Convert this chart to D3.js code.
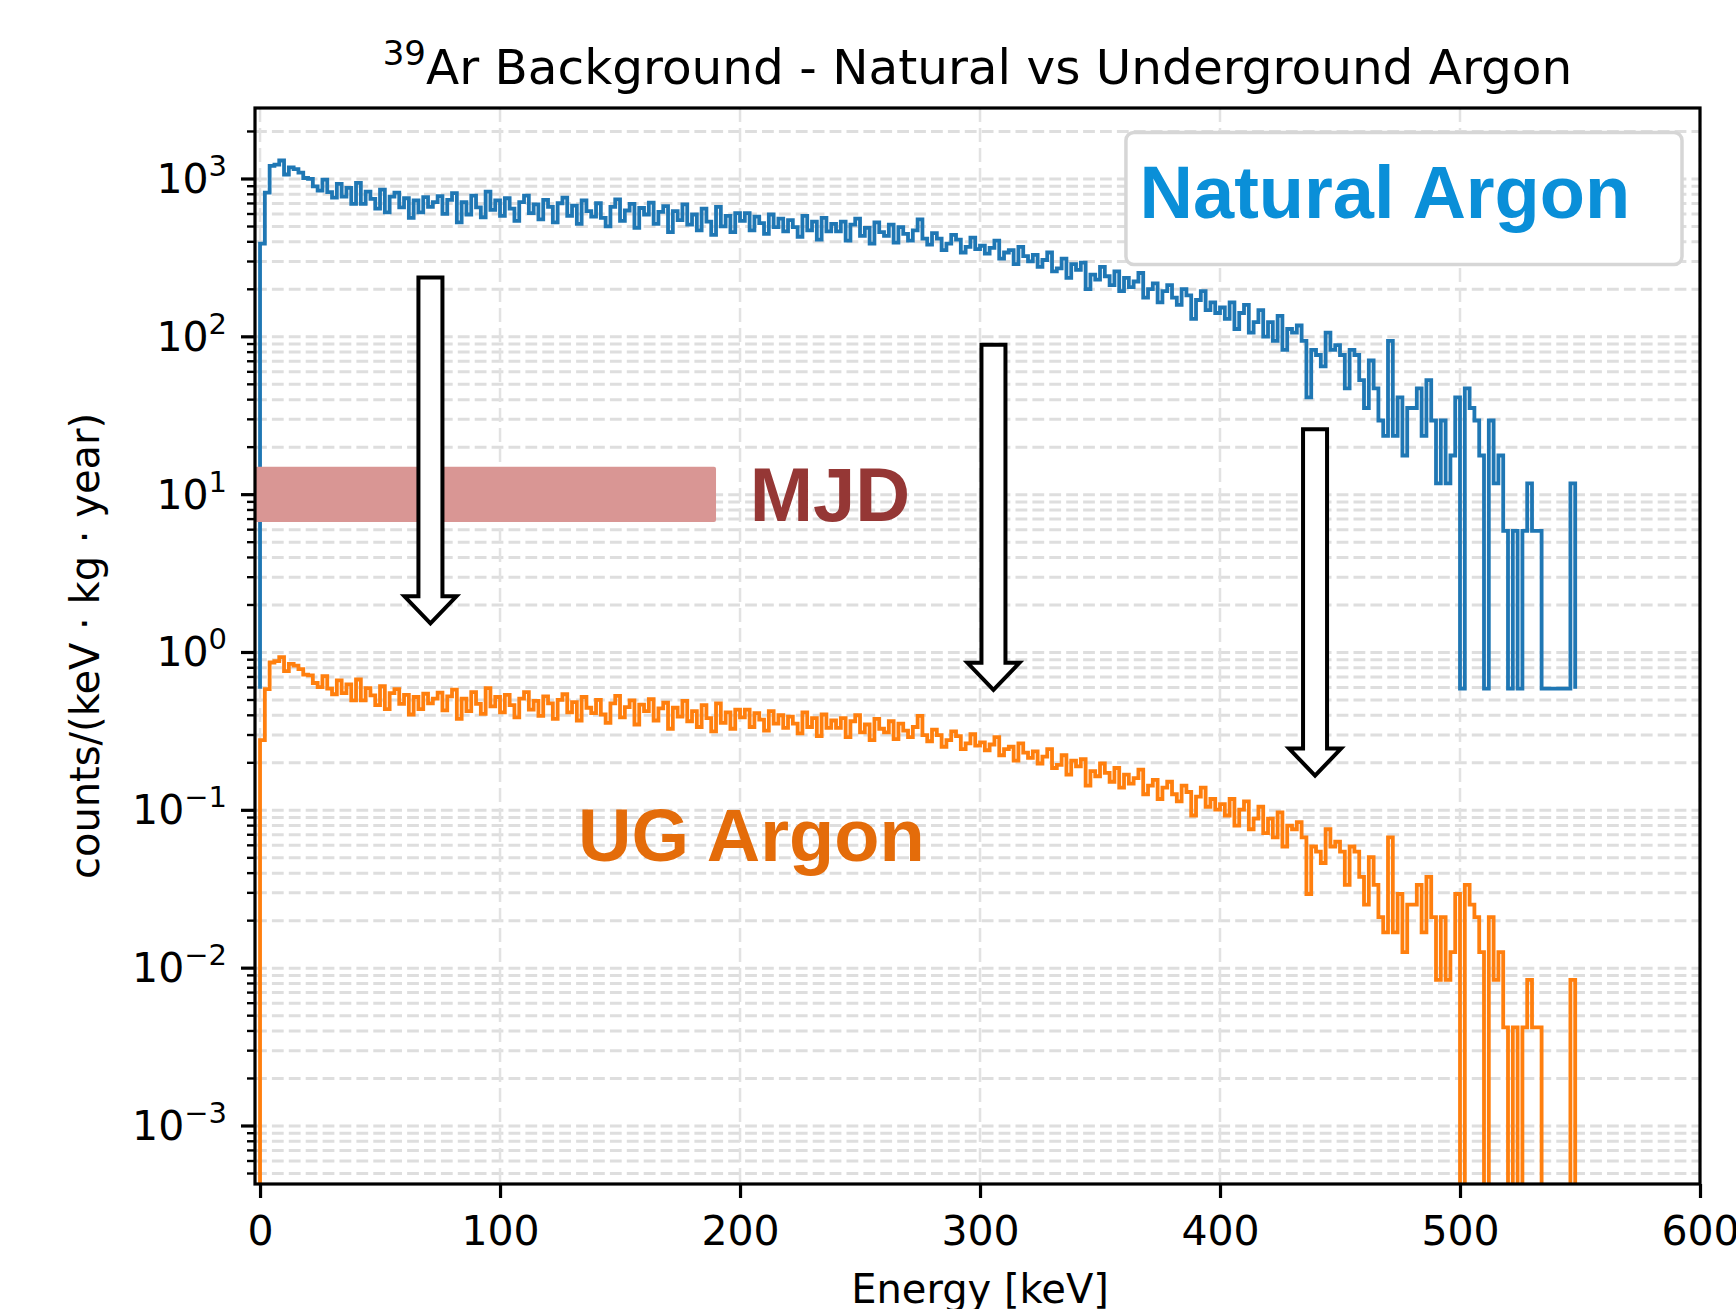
<!DOCTYPE html>
<html>
  <head>
    <meta charset="utf-8">
    <title>39Ar Background</title>
    <script src="https://d3js.org/d3.v7.min.js"></script>
    <style>
      body { margin: 0; background: #fff; }
      text { font-family: "DejaVu Sans", sans-serif; }
    </style>
  </head>
  <body>
    <svg width="1736" height="1309" id="mainsvg"></svg>
    <script>
        // 39Ar spectrum, 2 keV bins starting at 0 keV, counts per bin
        const binWidth = 2;
        const naturalCounts = [
          66, 139, 205, 209, 222, 181, 201, 196, 186, 172,
          170, 152, 143, 168, 140, 129, 158, 131, 149, 118,
          160, 118, 141, 127, 110, 145, 104, 131, 139, 112,
          128, 96, 124, 104, 130, 113, 121, 132, 102, 125,
          138, 90, 121, 101, 133, 112, 97, 141, 108, 124,
          99, 128, 110, 92, 121, 133, 103, 117, 94, 125,
          113, 90, 119, 129, 99, 115, 88, 124, 106, 98,
          119, 96, 85, 113, 126, 92, 107, 118, 83, 111,
          101, 120, 88, 105, 114, 78, 106, 93, 117, 87,
          101, 80, 110, 91, 75, 113, 85, 99, 78, 103,
          92, 103, 80, 98, 89, 76, 101, 84, 95, 79,
          93, 84, 73, 99, 80, 91, 70, 96, 79, 88,
          79, 91, 69, 87, 95, 74, 83, 66, 90, 78,
          74, 87, 67, 84, 76, 69, 80, 94, 71, 65,
          77, 71, 60, 66, 75, 70, 58, 63, 72, 61,
          64, 57, 62, 69, 53, 58, 60, 49, 63, 55,
          51, 56, 47, 52, 58, 44, 46, 53, 40, 49,
          45, 50, 34, 42, 39, 47, 41, 36, 44, 33,
          40, 35, 38, 43, 30, 34, 37, 28, 33, 36,
          30, 27, 34, 31, 22, 29, 33, 25, 28, 24,
          26, 22, 28, 19, 24, 27, 18, 21, 25, 17,
          21, 16, 23, 14, 19, 18,
          20, 16, 7, 14, 13, 11, 18, 14, 15, 13,
          8, 14, 13, 9, 6, 12, 8, 5, 4, 16,
          4, 7, 3, 6, 6, 8, 4, 9, 5, 2,
          5, 2, 3, 7, 0, 8, 6, 5, 3, 0,
          5, 2, 3, 1, 0, 1, 0, 1, 2, 1,
          1, 0, 0, 0, 0, 0, 0, 2
        ];
        const countRate = 5.9;      // counts/(keV kg yr) of one count
        const naturalFloor = 0.59;  // empty natural bins are drawn here
        const ugReduction = 1400;   // underground argon 39Ar depletion

        const xTicks = [0, 100, 200, 300, 400, 500, 600];
        const yDecades = [-3, -2, -1, 0, 1, 2, 3];

        // annotations, in data units
        const mjdBand = {x0: -2.1, x1: 190, y0: 6.7, y1: 15};
        const arrows = [
          {x: 71, top: 238, tip: 1.53},
          {x: 305.6, top: 89, tip: 0.58},
          {x: 439.6, top: 26, tip: 0.166}
        ];
        const naturalBox = {x0: 360.8, x1: 592.5, y0: 287, y1: 1974};

        const svg = d3.select('#mainsvg');
        const width = +svg.attr('width');
        const height = +svg.attr('height');
        const margin = {top: 108, right: 36, bottom: 125, left: 255};
        const innerWidth = width - margin.left - margin.right;
        const innerHeight = height - margin.top - margin.bottom;

        const xScale = d3.scaleLinear().domain([-2.1, 600]).range([0, innerWidth]);
        const yScale = d3.scaleLog().domain([4.29e-4, 2817]).range([innerHeight, 0]);

        const g = svg.append('g').attr('id', 'maingroup')
          .attr('transform', `translate(${margin.left}, ${margin.top})`);

        // grid (major + minor on y, major on x)
        const yMinor = [];
        d3.range(-4, 4).forEach(k => d3.range(1, 10).forEach(m => {
          const v = m * Math.pow(10, k);
          if (v >= yScale.domain()[0] && v <= yScale.domain()[1]) yMinor.push(v);
        }));
        const isDecade = v => Math.abs(Math.log10(v) - Math.round(Math.log10(v))) < 1e-9;

        const gridG = g.append('g');
        gridG.selectAll('.hgrid').data(yMinor).join('line').attr('class', 'hgrid')
          .attr('x1', 0).attr('x2', innerWidth)
          .attr('y1', d => yScale(d)).attr('y2', d => yScale(d))
          .attr('stroke', '#dedede').attr('stroke-width', 3)
          .attr('stroke-dasharray', '11.8,5.1');
        gridG.selectAll('.vgrid').data(xTicks).join('line').attr('class', 'vgrid')
          .attr('x1', d => xScale(d)).attr('x2', d => xScale(d))
          .attr('y1', 0).attr('y2', innerHeight)
          .attr('stroke', '#e2e2e2').attr('stroke-width', 2.5)
          .attr('stroke-dasharray', '14,6');

        // clip to axes
        svg.append('defs').append('clipPath').attr('id', 'plotclip')
          .append('rect').attr('width', innerWidth).attr('height', innerHeight);
        const plot = g.append('g').attr('clip-path', 'url(#plotclip)');

        function stepPoints(vals, base) {
          const pts = [[0, base]];
          vals.forEach((v, i) => {
            pts.push([i * binWidth, v]);
            pts.push([(i + 1) * binWidth, v]);
          });
          pts.push([vals.length * binWidth, base]);
          return pts;
        }
        const stepLine = d3.line()
          .x(d => xScale(d[0]))
          .y(d => d[1] > 0 ? yScale(d[1]) : innerHeight + 10);

        const naturalVals = naturalCounts.map(c => c > 0 ? c * countRate : naturalFloor);
        const ugVals = naturalCounts.map(c => c * countRate / ugReduction);

        plot.append('path').attr('d', stepLine(stepPoints(naturalVals, naturalFloor)))
          .attr('fill', 'none').attr('stroke', '#1f77b4').attr('stroke-width', 3.8)
          .attr('stroke-linejoin', 'miter');
        plot.append('path').attr('d', stepLine(stepPoints(ugVals, 0)))
          .attr('fill', 'none').attr('stroke', '#ff7f0e').attr('stroke-width', 3.8)
          .attr('stroke-linejoin', 'miter');

        // MJD band
        plot.append('rect')
          .attr('x', xScale(mjdBand.x0)).attr('width', xScale(mjdBand.x1) - xScale(mjdBand.x0))
          .attr('y', yScale(mjdBand.y1)).attr('height', yScale(mjdBand.y0) - yScale(mjdBand.y1))
          .attr('rx', 2).attr('fill', '#d99694');

        // hollow arrows
        const sw = 12, hw = 26, hl = 27;
        g.selectAll('.arrow').data(arrows).join('path').attr('class', 'arrow')
          .attr('d', d => {
            const cx = xScale(d.x), ty = yScale(d.top), py = yScale(d.tip);
            return `M${cx - sw},${ty}L${cx + sw},${ty}L${cx + sw},${py - hl}L${cx + hw},${py - hl}` +
              `L${cx},${py}L${cx - hw},${py - hl}L${cx - sw},${py - hl}Z`;
          })
          .attr('fill', '#fff').attr('stroke', '#000').attr('stroke-width', 4)
          .attr('stroke-linejoin', 'miter');

        // labels on the plot
        g.append('text').text('MJD')
          .attr('x', xScale(204)).attr('y', yScale(6.8))
          .style('font-family', '"Liberation Sans", Arial, sans-serif')
          .attr('font-weight', 'bold').attr('font-size', 76).attr('fill', '#953735');

        g.append('text').text('UG Argon')
          .attr('x', xScale(132.5)).attr('y', yScale(0.0474))
          .style('font-family', '"Liberation Sans", Arial, sans-serif')
          .attr('font-weight', 'bold').attr('font-size', 74).attr('fill', '#e46c0a');

        g.append('rect')
          .attr('x', xScale(naturalBox.x0)).attr('width', xScale(naturalBox.x1) - xScale(naturalBox.x0))
          .attr('y', yScale(naturalBox.y1)).attr('height', yScale(naturalBox.y0) - yScale(naturalBox.y1))
          .attr('rx', 8).attr('fill', '#fff').attr('stroke', '#d6d6d6').attr('stroke-width', 3.5);
        g.append('text').text('Natural Argon')
          .attr('x', xScale(366.5)).attr('y', yScale(565))
          .style('font-family', '"Liberation Sans", Arial, sans-serif')
          .attr('font-weight', 'bold').attr('font-size', 74).attr('fill', '#0a8fd8');

        // axes frame
        g.append('rect').attr('width', innerWidth).attr('height', innerHeight)
          .attr('fill', 'none').attr('stroke', '#000').attr('stroke-width', 3.2);

        // x axis
        const xAxis = d3.axisBottom(xScale).tickValues(xTicks).tickSize(14).tickPadding(18);
        const xg = g.append('g').attr('transform', `translate(0, ${innerHeight})`).call(xAxis);
        xg.select('.domain').remove();
        xg.selectAll('.tick line').attr('stroke-width', 3.2);
        xg.selectAll('.tick text').attr('font-size', 41).attr('font-family', '"DejaVu Sans", sans-serif')
          .attr('fill', '#000');

        // y axis: log, major decades + minor ticks
        const yg = g.append('g');
        yg.selectAll('.ymin').data(yMinor).join('line').attr('class', 'ymin')
          .attr('x1', 0).attr('x2', d => isDecade(d) ? -14 : -8)
          .attr('y1', d => yScale(d)).attr('y2', d => yScale(d))
          .attr('stroke', '#000')
          .attr('stroke-width', d => isDecade(d) ? 3.2 : 2.4);
        const ylab = yg.selectAll('.ylab').data(yDecades).join('text').attr('class', 'ylab')
          .attr('x', -28).attr('y', d => yScale(Math.pow(10, d)) + 14)
          .attr('text-anchor', 'end').attr('fill', '#000');
        ylab.append('tspan').text('10').attr('font-size', 41);
        ylab.append('tspan').text(d => String(d).replace('-', '\u2212'))
          .attr('font-size', 29).attr('dy', -17);

        // axis titles
        svg.append('text').text('Energy [keV]')
          .attr('x', margin.left + xScale(300)).attr('y', 1303)
          .attr('text-anchor', 'middle').attr('font-size', 40);
        svg.append('text').text('counts/(keV \u00b7 kg \u00b7 year)')
          .attr('transform', `translate(99, ${margin.top + innerHeight / 2}) rotate(-90)`)
          .attr('text-anchor', 'middle').attr('font-size', 40);

        const title = svg.append('text')
          .attr('x', margin.left + innerWidth / 2).attr('y', 84)
          .attr('text-anchor', 'middle');
        title.append('tspan').text('39').attr('font-size', 34).attr('dy', -19);
        title.append('tspan').text('Ar Background - Natural vs Underground Argon')
          .attr('font-size', 48.5).attr('dy', 19);
    </script>
  </body>
</html>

○ ○ ○ ○ ○ ○ ○

## Direction
Give again, exactly, the lines from the start of the data through the one holding "const yDecades = [-3, -2, -1, 0, 1, 2, 3];"; omit the pictures.

## Result of the exercise
Convert this chart to D3.js code.
<!DOCTYPE html>
<html>
  <head>
    <meta charset="utf-8">
    <title>39Ar Background</title>
    <script src="https://d3js.org/d3.v7.min.js"></script>
    <style>
      body { margin: 0; background: #fff; }
      text { font-family: "DejaVu Sans", sans-serif; }
    </style>
  </head>
  <body>
    <svg width="1736" height="1309" id="mainsvg"></svg>
    <script>
        // 39Ar spectrum, 2 keV bins starting at 0 keV, counts per bin
        const binWidth = 2;
        const naturalCounts = [
          66, 139, 205, 209, 222, 181, 201, 196, 186, 172,
          170, 152, 143, 168, 140, 129, 158, 131, 149, 118,
          160, 118, 141, 127, 110, 145, 104, 131, 139, 112,
          128, 96, 124, 104, 130, 113, 121, 132, 102, 125,
          138, 90, 121, 101, 133, 112, 97, 141, 108, 124,
          99, 128, 110, 92, 121, 133, 103, 117, 94, 125,
          113, 90, 119, 129, 99, 115, 88, 124, 106, 98,
          119, 96, 85, 113, 126, 92, 107, 118, 83, 111,
          101, 120, 88, 105, 114, 78, 106, 93, 117, 87,
          101, 80, 110, 91, 75, 113, 85, 99, 78, 103,
          92, 103, 80, 98, 89, 76, 101, 84, 95, 79,
          93, 84, 73, 99, 80, 91, 70, 96, 79, 88,
          79, 91, 69, 87, 95, 74, 83, 66, 90, 78,
          74, 87, 67, 84, 76, 69, 80, 94, 71, 65,
          77, 71, 60, 66, 75, 70, 58, 63, 72, 61,
          64, 57, 62, 69, 53, 58, 60, 49, 63, 55,
          51, 56, 47, 52, 58, 44, 46, 53, 40, 49,
          45, 50, 34, 42, 39, 47, 41, 36, 44, 33,
          40, 35, 38, 43, 30, 34, 37, 28, 33, 36,
          30, 27, 34, 31, 22, 29, 33, 25, 28, 24,
          26, 22, 28, 19, 24, 27, 18, 21, 25, 17,
          21, 16, 23, 14, 19, 18,
          20, 16, 7, 14, 13, 11, 18, 14, 15, 13,
          8, 14, 13, 9, 6, 12, 8, 5, 4, 16,
          4, 7, 3, 6, 6, 8, 4, 9, 5, 2,
          5, 2, 3, 7, 0, 8, 6, 5, 3, 0,
          5, 2, 3, 1, 0, 1, 0, 1, 2, 1,
          1, 0, 0, 0, 0, 0, 0, 2
        ];
        const countRate = 5.9;      // counts/(keV kg yr) of one count
        const naturalFloor = 0.59;  // empty natural bins are drawn here
        const ugReduction = 1400;   // underground argon 39Ar depletion

        const xTicks = [0, 100, 200, 300, 400, 500, 600];
        const yDecades = [-3, -2, -1, 0, 1, 2, 3];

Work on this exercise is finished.